Every woman who goes through pregnancy goes through it themselves. Every pregnancy is unique. Everyone is different after all. This was my experience… some of it may be familiar… none of it may be and that’s perfectly normal.
I found out I was pregnant the Thursday after our wedding on the Saturday. Took the test and saw the faintest of line… wasn’t convinced. Derek said he could see it too but we weren’t sure. Took another one on the Friday… still faint. So still being on holiday we went shopping where I picked up a digital test. Took it on the Saturday morning… a week after sipping bucks fizz and there it was ‘Pregnant… 1-2weeks’. AAAAARGH now what?!!
I was lucky in that the first trimester I had it pretty easy in comparison to some. I was sore and tired but only nauseous if I didn’t eat regularly enough and never sick. The biggest headache was keeping it secret til our first scan. My mum and dad knew but that was it. Our first scan was booked in for the 23rd December. The last working day before Christmas so I had to navigate the festive period and numerous parties without a beverage. I was on antibiotics, driving early the next day and having to get home for a dish washer delivery (that one was true actually). Obviously there was some suspicion. The 12 week scan arrived and all was good… was actually too early at around 10weeks. My brother was told at Christmas and then we told Derek’s mum and brother before we announced it to all.
The rest of the pregnancy progressed well with puking a lot in the 3rd trimester due to heartburn and sciatica getting the better of me when I had spent to much time on my feet. My work colleagues helped massively by taking stress inducers away where possible, giving some lovely gifts before I finished for mat leave and I had the amazing aqua natal yoga that helped with my aches. Only one scary moment where I hadn’t felt Squish (Isaacs in utero name as we didn’t find out what we were having before he arrived) move as much as usual but turned out he was just trolling me. He then kept me waiting 2 weeks before he had his eviction notice served (there will be a post about this at some point in the future).
All in all it was a pretty positive experience but, there is always a but, it was also one of the loneliest and scariest periods of my life.
We were the first of our friends to be pregnant and, you know something, we really found out who our friends were during pregnancy and becoming parents. I felt isolated for majority, plans that were made were never ideal for me in my pregnant and sore state. There was no baby shower or just hanging out or going for afternoon tea.

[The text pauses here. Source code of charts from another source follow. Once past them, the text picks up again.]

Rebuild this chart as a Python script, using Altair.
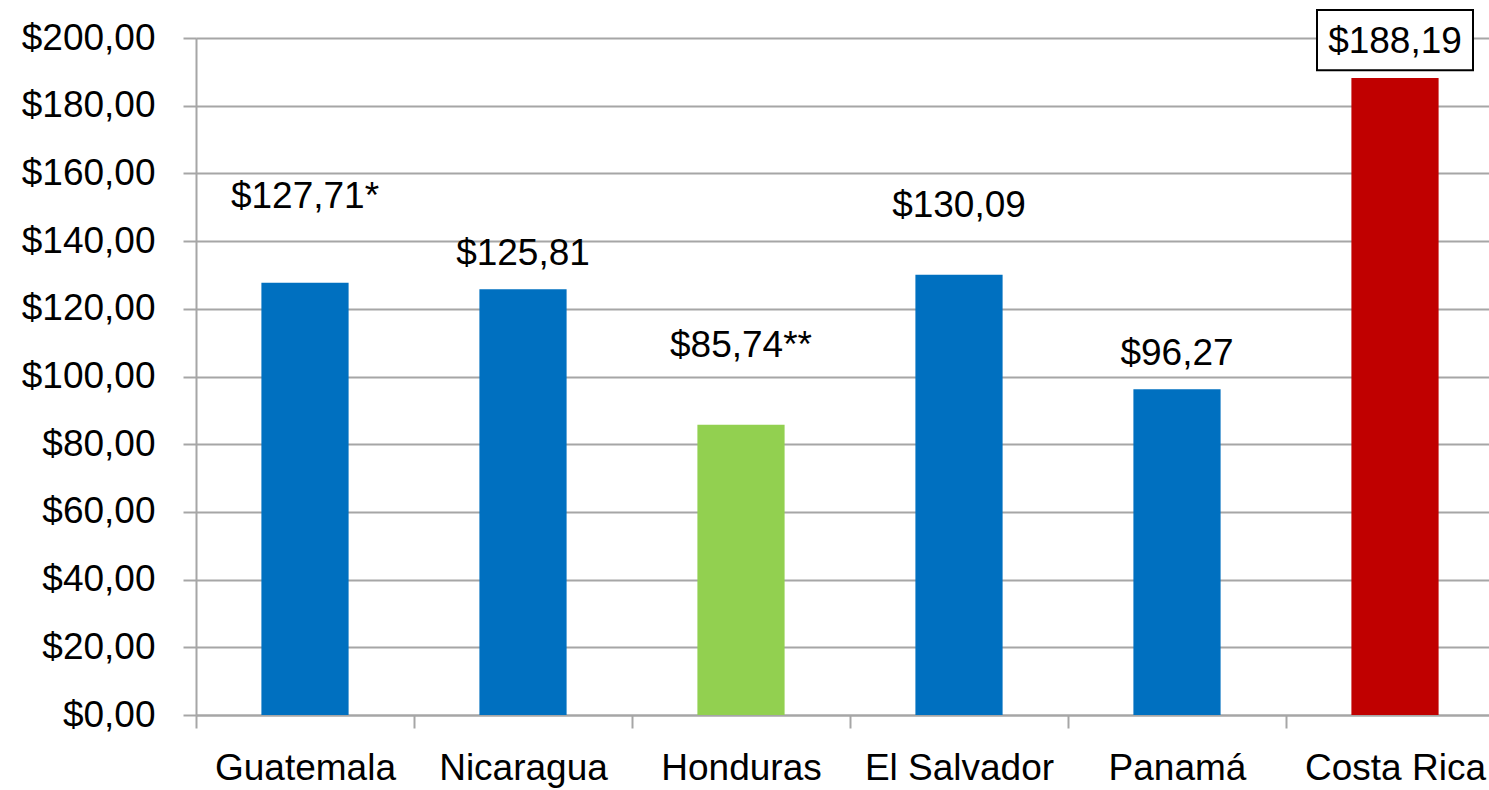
import altair as alt
import pandas as pd

countries = ["Guatemala", "Nicaragua", "Honduras", "El Salvador", "Panamá", "Costa Rica"]
values = [127.71, 125.81, 85.74, 130.09, 96.27, 188.19]
labels = ["$127,71*", "$125,81", "$85,74**", "$130,09", "$96,27", "$188,19"]
# where each value label sits (data units, baseline of the text)
label_y = [149.8, 132.9, 105.8, 147.1, 103.4, 195.6]
bar_colors = ["#0070C0", "#0070C0", "#92D050", "#0070C0", "#0070C0", "#C00000"]
y_ticks = [0, 20, 40, 60, 80, 100, 120, 140, 160, 180, 200]

df = pd.DataFrame({
    "country": countries,
    "value": values,
    "label": labels,
    "label_y": label_y,
})

FONT = "Liberation Sans"
GRID = "#A6A6A6"

x_enc = alt.X(
    "country:N",
    sort=countries,
    scale=alt.Scale(range=[0, 1308], paddingInner=0.6, paddingOuter=0.3),
    axis=alt.Axis(
        title=None,
        labelAngle=0,
        labelFont=FONT,
        labelFontSize=37,
        labelColor="#000000",
        labelPadding=22,
        labelLimit=0,
        tickOffset=-109,
        labelOffset=109,
        tickSize=13,
        tickColor=GRID,
        tickWidth=2,
        domainColor=GRID,
        domainWidth=2,
        grid=False,
    ),
)

bars = alt.Chart(df).mark_bar().encode(
    x=x_enc,
    y=alt.Y(
        "value:Q",
        scale=alt.Scale(domain=[0, 200], nice=False),
        axis=alt.Axis(
            title=None,
            values=y_ticks,
            labelExpr='"$" + replace(format(datum.value, ".2f"), ".", ",")',
            labelFont=FONT,
            labelFontSize=37,
            labelColor="#000000",
            labelPadding=28,
            tickSize=13,
            tickColor=GRID,
            tickWidth=2,
            domainColor=GRID,
            domainWidth=2,
            gridColor=GRID,
            gridWidth=2,
        ),
    ),
    color=alt.Color("country:N", scale=alt.Scale(domain=countries, range=bar_colors), legend=None),
)

box = alt.Chart(df).transform_filter(
    alt.datum.country == "Costa Rica"
).mark_bar(size=156, fill="white", stroke="black", strokeWidth=2).encode(
    x=alt.X("country:N", sort=countries),
    y=alt.datum(208.3),
    y2=alt.datum(190.5),
)

texts = alt.Chart(df).mark_text(
    font=FONT, fontSize=37, color="#000000", baseline="alphabetic", align="center"
).encode(
    x=alt.X("country:N", sort=countries),
    y="label_y:Q",
    text="label:N",
)

chart = alt.layer(bars, box, texts).properties(
    width=1293,
    height=677,
    padding={"left": 196, "top": 38, "right": 0, "bottom": 75},
    autosize=alt.AutoSizeParams(type="none"),
).configure_view(stroke=None).configure(background="white")

chart.save("out.html", embed_options={"renderer": "svg", "actions": False})
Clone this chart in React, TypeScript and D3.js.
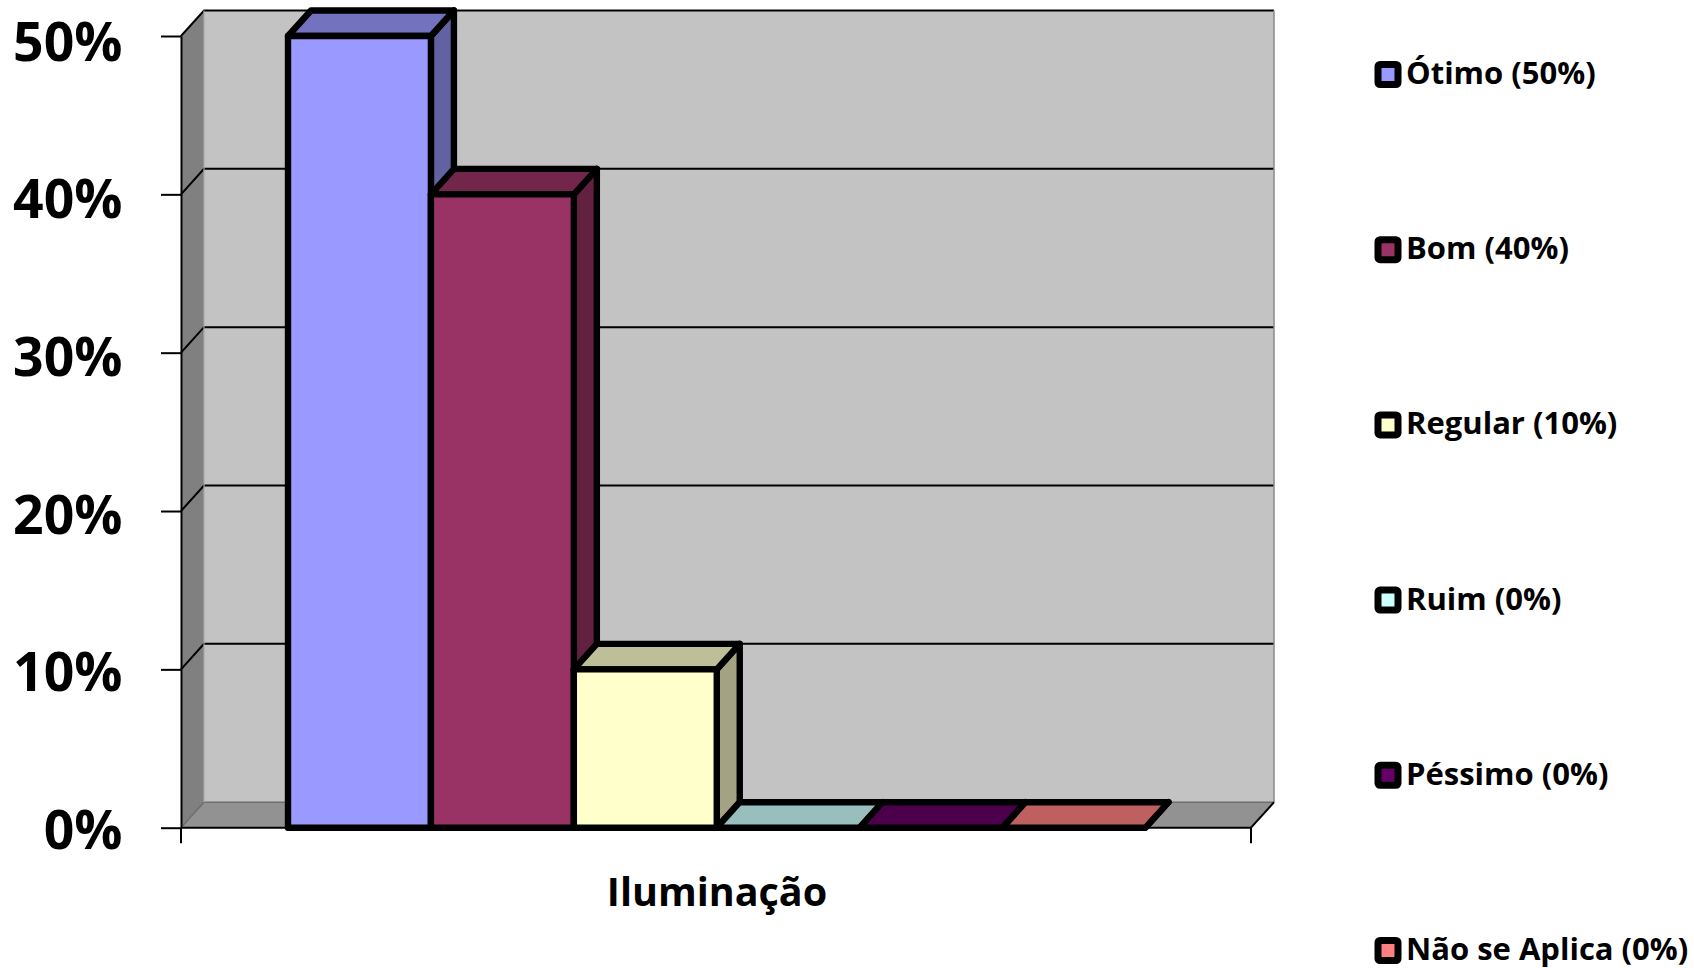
import React, { useRef, useEffect } from 'react';
import * as d3 from 'd3';

const categoryName = 'Iluminação';
const seriesNames = ['Ótimo', 'Bom', 'Regular', 'Ruim', 'Péssimo', 'Não se Aplica'];
const seriesValues = [50, 40, 10, 0, 0, 0];
const seriesColors = ['#9999FF', '#993366', '#FFFFCC', '#CCFFFF', '#660066', '#FF8080'];
const yTicks = [0, 10, 20, 30, 40, 50];

const FONT = '"Open Sans", sans-serif';

const App = () => {
  const svgRef = useRef<SVGSVGElement>(null);

  useEffect(() => {
    const svg = d3.select(svgRef.current);
    svg.selectAll('*').remove();

    // caixa 3D: frente e deslocamento da parede do fundo
    const x0 = 181;
    const x1 = 1251;
    const dx = 23;
    const dy = 25.5;

    const y = d3.scaleLinear().domain([0, 50]).range([827.7, 36]);
    const x = d3.scaleBand().domain(seriesNames).range([288, 1145.5]);
    // os rótulos do eixo não ficam exatamente alinhados com as marcas
    const labelOffset = d3.scaleLinear().domain([0, 50]).range([3.5, 7]);
    const y0 = y(0);
    const yTop = y(50);

    const poly = (pts: number[][]) => pts.map((p) => p.join(',')).join(' ');

    // paredes
    svg.append('polygon')
      .attr('points', poly([[x0 + dx, yTop - dy], [x1 + dx, yTop - dy], [x1 + dx, y0 - dy], [x0 + dx, y0 - dy]]))
      .attr('fill', '#C3C3C3');
    svg.append('polygon')
      .attr('points', poly([[x0, yTop], [x0 + dx, yTop - dy], [x0 + dx, y0 - dy], [x0, y0]]))
      .attr('fill', '#808080');
    svg.append('polygon')
      .attr('points', poly([[x0, y0], [x0 + dx, y0 - dy], [x1 + dx, y0 - dy], [x1, y0]]))
      .attr('fill', '#929292');

    // linhas de grade
    yTicks.forEach((t) => {
      const yy = y(t);
      const isBase = t === 0;
      svg.append('polyline')
        .attr('points', poly([[x0, yy], [x0 + dx, yy - dy], [x1 + dx, yy - dy]]))
        .attr('fill', 'none')
        .attr('stroke', isBase ? '#6e6e6e' : '#000')
        .attr('stroke-width', isBase ? 1.5 : 2);
    });
    svg.append('line')
      .attr('x1', x1 + dx).attr('x2', x1 + dx)
      .attr('y1', yTop - dy).attr('y2', y0 - dy)
      .attr('stroke', '#8a8a8a').attr('stroke-width', 1.5);
    svg.append('line')
      .attr('x1', x0 + dx).attr('x2', x0 + dx)
      .attr('y1', yTop - dy).attr('y2', y0 - dy)
      .attr('stroke', '#a8a8a8').attr('stroke-width', 1.2);

    // eixos
    const yAxis = svg.append('g')
      .attr('transform', `translate(${x0},0)`)
      .call(d3.axisLeft(y).tickValues(yTicks).tickSize(20).tickSizeOuter(0).tickPadding(38.5).tickFormat((d) => `${d}%`));
    yAxis.select('.domain').attr('stroke', '#000').attr('stroke-width', 2);
    yAxis.selectAll('line').attr('stroke', '#000').attr('stroke-width', 2);
    yAxis.selectAll('text')
      .attr('y', (d: any) => labelOffset(d))
      .attr('font-family', FONT)
      .attr('font-weight', 700)
      .attr('font-size', 53.5)
      .attr('fill', '#000');

    const floor = svg.append('g').attr('stroke', '#000').attr('stroke-width', 2);
    floor.append('line').attr('x1', x0).attr('x2', x1).attr('y1', y0).attr('y2', y0);
    [x0, x1].forEach((px) => {
      floor.append('line').attr('x1', px).attr('x2', px).attr('y1', y0).attr('y2', y0 + 15.5);
    });
    floor.append('line').attr('x1', x1).attr('x2', x1 + dx).attr('y1', y0).attr('y2', y0 - dy);

    // barras
    seriesNames.forEach((name, i) => {
      const left = x(name) as number;
      const right = left + x.bandwidth();
      const top = y(seriesValues[i]);
      const color = seriesColors[i];
      const g = svg.append('g')
        .attr('stroke', '#000')
        .attr('stroke-width', 6.4)
        .attr('stroke-linejoin', 'round');
      g.append('polygon')
        .attr('points', poly([[right, top], [right + dx, top - dy], [right + dx, y0 - dy], [right, y0]]))
        .attr('fill', d3.rgb(color).darker(1.25).formatHex());
      g.append('polygon')
        .attr('points', poly([[left, top], [left + dx, top - dy], [right + dx, top - dy], [right, top]]))
        .attr('fill', d3.rgb(color).darker(0.82).formatHex());
      g.append('rect')
        .attr('x', left).attr('y', top)
        .attr('width', right - left).attr('height', y0 - top)
        .attr('fill', color);
    });

    // rótulo da categoria
    svg.append('text')
      .attr('x', (x0 + x1) / 2 + 1)
      .attr('y', 906)
      .attr('text-anchor', 'middle')
      .attr('font-family', FONT)
      .attr('font-weight', 700)
      .attr('font-size', 39.5)
      .text(categoryName);

    // legenda
    const legendY = d3.scalePoint().domain(seriesNames).range([74.5, 950.5]);
    seriesNames.forEach((name, i) => {
      const cy = legendY(name) as number;
      svg.append('rect')
        .attr('x', 1378).attr('y', cy - 10)
        .attr('width', 20).attr('height', 20)
        .attr('rx', 2)
        .attr('fill', seriesColors[i])
        .attr('stroke', '#000')
        .attr('stroke-width', 7);
      svg.append('text')
        .attr('x', 1406)
        .attr('y', cy + 9.5)
        .attr('font-family', FONT)
        .attr('font-weight', 700)
        .attr('font-size', 31)
        .text(`${name} (${seriesValues[i]}%)`);
    });
  }, []);

  return (
    <svg
      ref={svgRef}
      width={1694}
      height={968}
      style={{ position: 'absolute', left: 0, top: 0, background: '#fff' }}
    />
  );
};

export default App;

No girly chats about it all. No excitement outside us and a few others. The majority of our ‘friends’ didn’t really care. When he arrived there was even less from them. So I was done with them. Ignore me – fine. Ignore my family…. I will go mama bear. In the end its still positive though as we now have friendships that we know will last a lifetime and Isaac will have the people who truly care around him.
Then there were the bump comments… people can I just say this now… DO NOT COMMENT ON HOW BIG OR SMALL A WOMANS BUMP IS! I never realised this til I was pregnant – how your body and bump suddenly becomes everyones business. Its not. ‘oh your huge’ or ‘are you sure theres only one?’ are not compliments. ‘such a cute wee bump’ or ‘little bump’ aren’t either. No instead they cause all sorts of anxiety. Am I too big? Are they not growing properly? How am I going to push out this massive child? etc etc. Yeah I had both a huge bump and a small bump apparently so can imagine how confusing that was for me already trying to get to grips with a new shape! I get youre excited but don’t comment on size. Say ‘youre looking well’ or ask ‘how are you doing?’ Hormones be crazy… don’t add to that.
Lastly I revert back to my opening remarks. Do not question a pregnant woman’s symptoms or feelings. Just because you or your friend or your friend’s friend didn’t feel that or have that doesn’t mean that pregnant woman shouldn’t. Again hormones be cray cray… don’t add extra worry by questioning something that isn’t happening to you! I lost count the number of times a friend (who had never been pregnant for a start) questioned my symptoms because her friend ‘didn’t have that when she was pregnant’ or her other friend ‘was sick all the time so isn’t strange your not’. NO because EVERY PREGNANCY IS DIFFERENT AND EVERY WOMAN IS DIFFERENT!! but thanks for adding to the anxiety.
TL:DR pregnancy mostly positive but also a bit rubbish due to people not thinking.